Nel tessuto della scrittura di Deborah Levy convivono una concretezza che si ha l’impressione di toccare con mano e un senso di sradicamento capace di far tremare la terra sotto i piedi. Percezioni tanto opposte da restituire la complessità del raccontare un’esistenza, anche se si tratta della propria: rimaniamo irrealtà anche ai nostri occhi, ci ricorda l’autrice inglese citando Marguerite Duras. Un fatto già evidente in Cose che non voglio sapere e ancora oggetto di indagine ne Il costo della vita, i primi volumi della sua Autobiografia in movimento, pubblicata da NNE nella traduzione di Gioia Guerzoni.

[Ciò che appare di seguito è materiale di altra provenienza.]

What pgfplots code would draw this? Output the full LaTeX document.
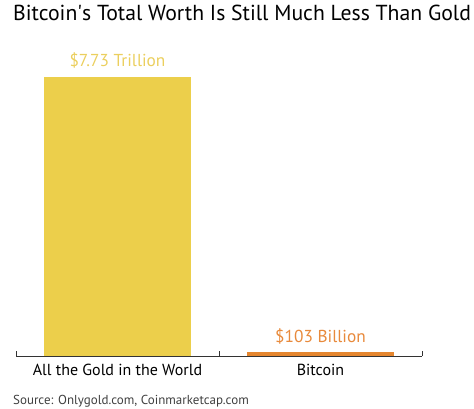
\documentclass[border=0pt]{standalone}
\usepackage{pgfplots}
\pgfplotsset{compat=1.18}
\usepackage{fontspec}
\setmainfont{PT Sans}
\definecolor{goldbar}{HTML}{ECCF4B}
\definecolor{goldtxt}{HTML}{EBCF5E}
\definecolor{btcbar}{HTML}{E5862E}
\definecolor{btctxt}{HTML}{E88A3C}
\definecolor{axisgray}{HTML}{333333}
\begin{document}
\begin{tikzpicture}[x=1pt,y=1pt]
\useasboundingbox (0,0) rectangle (474,409);
\node[anchor=base west,font=\fontsize{21.7}{24}\selectfont,inner sep=0pt] at (13,388) {Bitcoin\textquotesingle s Total Worth Is Still Much Less Than Gold};
\node[anchor=base west,font=\fontsize{13}{15}\selectfont,text=black!75,inner sep=0pt] at (13,4) {Source: Onlygold.com, Coinmarketcap.com};
\begin{axis}[
  at={(16pt,53pt)}, anchor=south west,
  scale only axis, width=406pt, height=279pt,
  xmin=-0.5, xmax=1.5, ymin=0, ymax=7730,
  axis x line*=bottom, hide y axis,
  axis line style={axisgray, line width=0.9pt},
  xtick={0,1}, xticklabels={All the Gold in the World, Bitcoin},
  major tick length=0pt,
  extra x ticks={-0.5,0.5,1.5}, extra x tick labels={},
  extra x tick style={major tick length=5pt, tick align=inside, tick style={axisgray,line width=0.9pt}},
  xticklabel style={font=\fontsize{16}{18}\selectfont, yshift=-5pt},
  ybar, bar width=147pt, bar shift=0pt,
  clip=false,
  nodes near coords style={font=\fontsize{17.3}{20}\selectfont, anchor=south, yshift=5pt},
]
\addplot[draw=none, fill=goldbar, nodes near coords={\$7.73 Trillion}, every node near coord/.append style={text=goldtxt}] coordinates {(0,7730)};
\addplot[draw=none, fill=btcbar, nodes near coords={\$103 Billion}, every node near coord/.append style={text=btctxt}] coordinates {(1,103)};
\end{axis}
\end{tikzpicture}
\end{document}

A cinquant’anni, Levy rinuncia alla rassicurante stabilità di un matrimonio infelice e ricomincia daccapo, con una certezza: “Non smetterò mai di soffrire per questo mio vecchio desiderio di un amore duraturo che non riduca i suoi protagonisti a qualcosa di meno di quel che sono”. Ci sono le figlie da mantenere, una casa da mandare avanti, un lavoro di cui occuparsi: è essenziale riappropriarsi del tempo e dargli una direzione diversa, e soprattutto si fa impellente l’esigenza di ricostruire spazi. Un capanno diviene rifugio in cui trovare la solitudine giusta per scrivere – la stanza tutta per sé – e ordinare il puzzle interiore. Uno smarrimento evitabile, forse, eppure necessario, perché il caos è ciò che più attrae l’umanità, il mezzo che ci permette di dare alle tessere del nostro destino una forma più congeniale ai nostri desideri.
Diventare una madre single nel bel mezzo di una crisi interiore e di una carriera impegnativa è una sfida. D’altronde, la libertà porta con sé un prezzo. Dall’economia famigliare fino ai problemi idraulici, le giornate di Levy si arricchiscono di una dimensione materiale del tutto inedita: una fisicità che aiuta ad accantonare il dolore nel quotidiano e ad affrontare questioni urgenti nella scrittura. Come impostare la narrazione di un io in primo piano senza servirsi di flashback, quindi la relazione tra l’io raccontato e l’io raccontante, ieri e oggi. Il risultato è quello che leggiamo adesso. Un testo in cui sono tangibili la funzione degli oggetti, veicolo di sensazioni e memorie, e la ritualità nell’atto di scrivere. Un’autobiografia permeata dal mistero dell’io, la sua inconoscibilità, mentre passato e presente abitano in un’unica dimensione, che è la vita stessa.
Smantellare la cronologia tradizionale, e insieme le differenze di genere. Levy si fa carico di ruoli di solito attribuiti al sesso maschile, riprende il discorso iniziato nel libro precedente sull’illusione di una femminilità ideale. Il costo della vita si apre con due episodi a cui ha assistito, due esempi di ragazze giovani messe all’angolo dall’egocentrismo dei loro interlocutori, uomini adulti, più o meno consci di aver assunto un atteggiamento repressivo e screditante. “È così misterioso questo desiderio di opprimere le donne. È ancora più misterioso quando sono le donne a opprimere altre donne. Posso solo pensare che siamo così potenti da aver bisogno di essere zittite di continuo.”
Levy dialoga con figure mitologiche e personaggi letterari, per esempio Medusa e Jane Eyre, e con grandi intellettuali come Virginia Woolf e Marguerite Duras. Mette nero su bianco il rapporto con la madre, fino agli ultimi giorni prima della morte: l’ennesimo sradicamento, che viene condiviso con composta emotività e con la consapevolezza che spesso siamo così dure verso noi stesse perché così ci è stato insegnato dal peso delle aspettative sociali, da quello sguardo pronto a giudicare la nostra resistenza.